Dataset records:
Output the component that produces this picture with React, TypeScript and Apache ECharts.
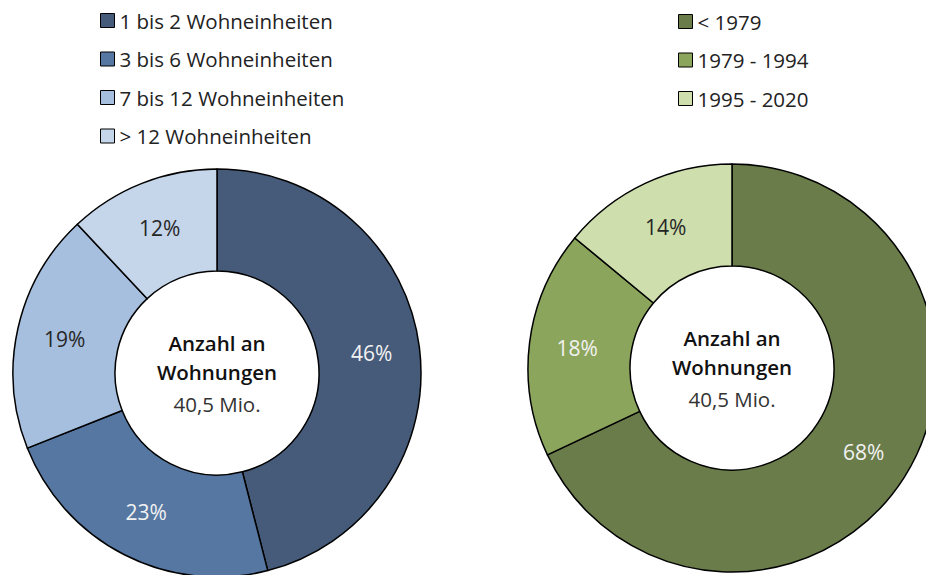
import React, { useEffect, useRef } from "react";
import * as echarts from "echarts";

const unitCategories = ["1 bis 2 Wohneinheiten", "3 bis 6 Wohneinheiten", "7 bis 12 Wohneinheiten", "> 12 Wohneinheiten"];
const unitValues = [46, 23, 19, 12];
const unitColors = ["#465B7A", "#5577A1", "#A6BFDE", "#C5D5EA"];
const unitLabelColors = ["#F2F2F2", "#F2F2F2", "#262626", "#262626"];

const yearCategories = ["< 1979", "1979 - 1994", "1995 - 2020"];
const yearValues = [68, 18, 14];
const yearColors = ["#6A7C4A", "#8CA55C", "#CEDEAD"];
const yearLabelColors = ["#F2F2F2", "#F2F2F2", "#262626"];

const centerLines = ["Anzahl an", "Wohnungen", "40,5 Mio."];

const FONT = "'Open Sans', 'Noto Sans', sans-serif";

export default function App() {
  const ref = useRef<HTMLDivElement>(null);
  useEffect(() => {
    document.body.style.margin = "0";
    const chart = echarts.init(ref.current!, null, { renderer: "svg" });
    const leftCenter = [217, 373];
    const rightCenter = [732, 368];
    const mkCenterText = (c: number[]) => [
      { type: "text", x: c[0], y: c[1] - 30, style: { text: centerLines[0], font: `600 20.5px ${FONT}`, fill: "#111", textAlign: "center", textVerticalAlign: "middle" } },
      { type: "text", x: c[0], y: c[1] - 1, style: { text: centerLines[1], font: `600 20.5px ${FONT}`, fill: "#111", textAlign: "center", textVerticalAlign: "middle" } },
      { type: "text", x: c[0], y: c[1] + 31, style: { text: centerLines[2], font: `400 20.5px ${FONT}`, fill: "#333", textAlign: "center", textVerticalAlign: "middle" } },
    ];
    const mkSeries = (name: string, cats: string[], vals: number[], cols: string[], lcols: string[], center: number[]) => ({
      type: "pie",
      name,
      center,
      radius: [102, 204],
      startAngle: 90,
      clockwise: true,
      avoidLabelOverlap: false,
      silent: true,
      itemStyle: { borderColor: "#000", borderWidth: 1.5 },
      label: { show: true, position: "inside", formatter: "{c}%", fontSize: 21, fontFamily: FONT },
      labelLine: { show: false },
      data: cats.map((n, i) => ({
        name: n,
        value: vals[i],
        itemStyle: { color: cols[i] },
        label: { color: lcols[i] },
      })),
    });
    chart.setOption({
      animation: false,
      legend: [
        {
          orient: "vertical",
          left: 100,
          top: 10,
          padding: 0,
          itemWidth: 14,
          itemHeight: 14,
          itemGap: 17.5,
          icon: "rect",
          data: unitCategories,
          textStyle: { fontSize: 20.5, fontFamily: FONT, color: "#222", lineHeight: 20 },
          itemStyle: { borderColor: "#000", borderWidth: 1 },
        },
        {
          orient: "vertical",
          left: 678,
          top: 11,
          padding: 0,
          itemWidth: 14,
          itemHeight: 14,
          itemGap: 17.5,
          icon: "rect",
          data: yearCategories,
          textStyle: { fontSize: 20.5, fontFamily: FONT, color: "#222", lineHeight: 20 },
          itemStyle: { borderColor: "#000", borderWidth: 1 },
        },
      ],
      series: [
        mkSeries("Wohneinheiten", unitCategories, unitValues, unitColors, unitLabelColors, leftCenter),
        mkSeries("Baujahr", yearCategories, yearValues, yearColors, yearLabelColors, rightCenter),
      ],
      graphic: [...mkCenterText(leftCenter), ...mkCenterText(rightCenter)],
    });
    return () => chart.dispose();
  }, []);
  return <div ref={ref} style={{ width: 926, height: 575 }} />;
}
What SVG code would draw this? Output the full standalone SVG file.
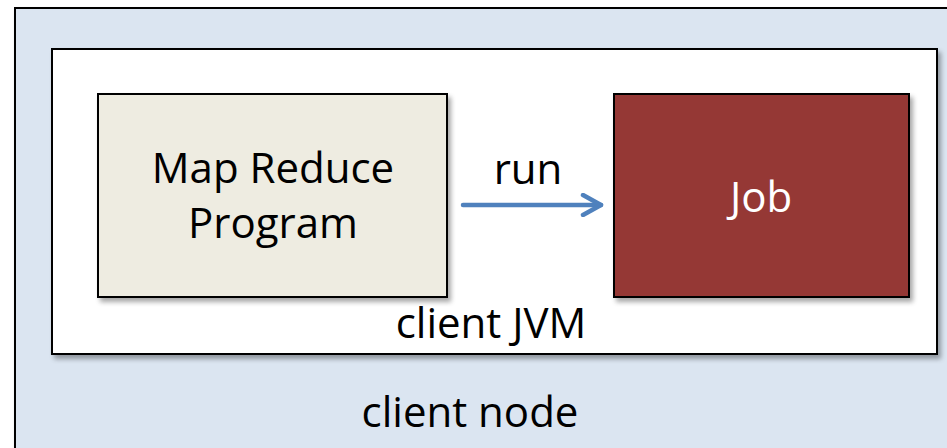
<svg xmlns="http://www.w3.org/2000/svg" width="947" height="448" viewBox="0 0 947 448">
  <defs>
    <filter id="shadow" x="-5%" y="-5%" width="115%" height="120%">
      <feGaussianBlur in="SourceAlpha" stdDeviation="2.5"/>
      <feOffset dx="3" dy="4" result="blur"/>
      <feComponentTransfer><feFuncA type="linear" slope="0.35"/></feComponentTransfer>
      <feMerge><feMergeNode/><feMergeNode in="SourceGraphic"/></feMerge>
    </filter>
    <marker id="chevron" viewBox="0 0 24 24" refX="21" refY="12" markerWidth="24" markerHeight="24" markerUnits="userSpaceOnUse" orient="auto">
      <path d="M 3 2 L 21 12 L 3 22" fill="none" stroke="#4F81BD" stroke-width="4.5" stroke-linecap="round" stroke-linejoin="round"/>
    </marker>
    <style>
      .box { stroke: #000; stroke-width: 2; filter: url(#shadow); }
      .lbl { font-family: "Open Sans", "Liberation Sans", sans-serif; font-size: 42px; text-anchor: middle; fill: #000; }
      .conn { fill: none; stroke: #4F81BD; stroke-width: 4.5; stroke-linecap: round; }
    </style>
  </defs>

  <rect width="947" height="448" fill="#ffffff"/>

  <g id="client-node">
    <rect class="box" x="15" y="8" width="950" height="460" fill="#DBE5F1"/>
    <text class="lbl" x="470" y="427">client node</text>
  </g>

  <g id="client-jvm">
    <rect class="box" x="52" y="49" width="885" height="305" fill="#FFFFFF"/>
    <text class="lbl" x="491" y="338">client JVM</text>
  </g>

  <g id="map-reduce-program">
    <rect class="box" x="98" y="94" width="349" height="203" fill="#EEECE1"/>
    <text class="lbl" x="273" y="183">Map Reduce</text>
    <text class="lbl" x="273" y="238">Program</text>
  </g>

  <g id="job">
    <rect class="box" x="614" y="94" width="295" height="203" fill="#953735"/>
    <text class="lbl" x="761" y="212" style="fill:#FFFFFF">Job</text>
  </g>

  <g id="connectors">
    <line class="conn" x1="463" y1="205" x2="601" y2="205" marker-end="url(#chevron)"/>
    <text class="lbl" x="528" y="184">run</text>
  </g>
</svg>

§ **TASK REQUIREMENTS**:
Each record above should be copied character for character, with pictures dropped.

§ **ANSWER TO THE TASK**:
Output the component that produces this picture with React, TypeScript and Apache ECharts.
import React, { useEffect, useRef } from "react";
import * as echarts from "echarts";

const unitCategories = ["1 bis 2 Wohneinheiten", "3 bis 6 Wohneinheiten", "7 bis 12 Wohneinheiten", "> 12 Wohneinheiten"];
const unitValues = [46, 23, 19, 12];
const unitColors = ["#465B7A", "#5577A1", "#A6BFDE", "#C5D5EA"];
const unitLabelColors = ["#F2F2F2", "#F2F2F2", "#262626", "#262626"];

const yearCategories = ["< 1979", "1979 - 1994", "1995 - 2020"];
const yearValues = [68, 18, 14];
const yearColors = ["#6A7C4A", "#8CA55C", "#CEDEAD"];
const yearLabelColors = ["#F2F2F2", "#F2F2F2", "#262626"];

const centerLines = ["Anzahl an", "Wohnungen", "40,5 Mio."];

const FONT = "'Open Sans', 'Noto Sans', sans-serif";

export default function App() {
  const ref = useRef<HTMLDivElement>(null);
  useEffect(() => {
    document.body.style.margin = "0";
    const chart = echarts.init(ref.current!, null, { renderer: "svg" });
    const leftCenter = [217, 373];
    const rightCenter = [732, 368];
    const mkCenterText = (c: number[]) => [
      { type: "text", x: c[0], y: c[1] - 30, style: { text: centerLines[0], font: `600 20.5px ${FONT}`, fill: "#111", textAlign: "center", textVerticalAlign: "middle" } },
      { type: "text", x: c[0], y: c[1] - 1, style: { text: centerLines[1], font: `600 20.5px ${FONT}`, fill: "#111", textAlign: "center", textVerticalAlign: "middle" } },
      { type: "text", x: c[0], y: c[1] + 31, style: { text: centerLines[2], font: `400 20.5px ${FONT}`, fill: "#333", textAlign: "center", textVerticalAlign: "middle" } },
    ];
    const mkSeries = (name: string, cats: string[], vals: number[], cols: string[], lcols: string[], center: number[]) => ({
      type: "pie",
      name,
      center,
      radius: [102, 204],
      startAngle: 90,
      clockwise: true,
      avoidLabelOverlap: false,
      silent: true,
      itemStyle: { borderColor: "#000", borderWidth: 1.5 },
      label: { show: true, position: "inside", formatter: "{c}%", fontSize: 21, fontFamily: FONT },
      labelLine: { show: false },
      data: cats.map((n, i) => ({
        name: n,
        value: vals[i],
        itemStyle: { color: cols[i] },
        label: { color: lcols[i] },
      })),
    });
    chart.setOption({
      animation: false,
      legend: [
        {
          orient: "vertical",
          left: 100,
          top: 10,
          padding: 0,
          itemWidth: 14,
          itemHeight: 14,
          itemGap: 17.5,
          icon: "rect",
          data: unitCategories,
          textStyle: { fontSize: 20.5, fontFamily: FONT, color: "#222", lineHeight: 20 },
          itemStyle: { borderColor: "#000", borderWidth: 1 },
        },
        {
          orient: "vertical",
          left: 678,
          top: 11,
          padding: 0,
          itemWidth: 14,
          itemHeight: 14,
          itemGap: 17.5,
          icon: "rect",
          data: yearCategories,
          textStyle: { fontSize: 20.5, fontFamily: FONT, color: "#222", lineHeight: 20 },
          itemStyle: { borderColor: "#000", borderWidth: 1 },
        },
      ],
      series: [
        mkSeries("Wohneinheiten", unitCategories, unitValues, unitColors, unitLabelColors, leftCenter),
        mkSeries("Baujahr", yearCategories, yearValues, yearColors, yearLabelColors, rightCenter),
      ],
      graphic: [...mkCenterText(leftCenter), ...mkCenterText(rightCenter)],
    });
    return () => chart.dispose();
  }, []);
  return <div ref={ref} style={{ width: 926, height: 575 }} />;
}
What SVG code would draw this? Output the full standalone SVG file.
<svg xmlns="http://www.w3.org/2000/svg" width="947" height="448" viewBox="0 0 947 448">
  <defs>
    <filter id="shadow" x="-5%" y="-5%" width="115%" height="120%">
      <feGaussianBlur in="SourceAlpha" stdDeviation="2.5"/>
      <feOffset dx="3" dy="4" result="blur"/>
      <feComponentTransfer><feFuncA type="linear" slope="0.35"/></feComponentTransfer>
      <feMerge><feMergeNode/><feMergeNode in="SourceGraphic"/></feMerge>
    </filter>
    <marker id="chevron" viewBox="0 0 24 24" refX="21" refY="12" markerWidth="24" markerHeight="24" markerUnits="userSpaceOnUse" orient="auto">
      <path d="M 3 2 L 21 12 L 3 22" fill="none" stroke="#4F81BD" stroke-width="4.5" stroke-linecap="round" stroke-linejoin="round"/>
    </marker>
    <style>
      .box { stroke: #000; stroke-width: 2; filter: url(#shadow); }
      .lbl { font-family: "Open Sans", "Liberation Sans", sans-serif; font-size: 42px; text-anchor: middle; fill: #000; }
      .conn { fill: none; stroke: #4F81BD; stroke-width: 4.5; stroke-linecap: round; }
    </style>
  </defs>

  <rect width="947" height="448" fill="#ffffff"/>

  <g id="client-node">
    <rect class="box" x="15" y="8" width="950" height="460" fill="#DBE5F1"/>
    <text class="lbl" x="470" y="427">client node</text>
  </g>

  <g id="client-jvm">
    <rect class="box" x="52" y="49" width="885" height="305" fill="#FFFFFF"/>
    <text class="lbl" x="491" y="338">client JVM</text>
  </g>

  <g id="map-reduce-program">
    <rect class="box" x="98" y="94" width="349" height="203" fill="#EEECE1"/>
    <text class="lbl" x="273" y="183">Map Reduce</text>
    <text class="lbl" x="273" y="238">Program</text>
  </g>

  <g id="job">
    <rect class="box" x="614" y="94" width="295" height="203" fill="#953735"/>
    <text class="lbl" x="761" y="212" style="fill:#FFFFFF">Job</text>
  </g>

  <g id="connectors">
    <line class="conn" x1="463" y1="205" x2="601" y2="205" marker-end="url(#chevron)"/>
    <text class="lbl" x="528" y="184">run</text>
  </g>
</svg>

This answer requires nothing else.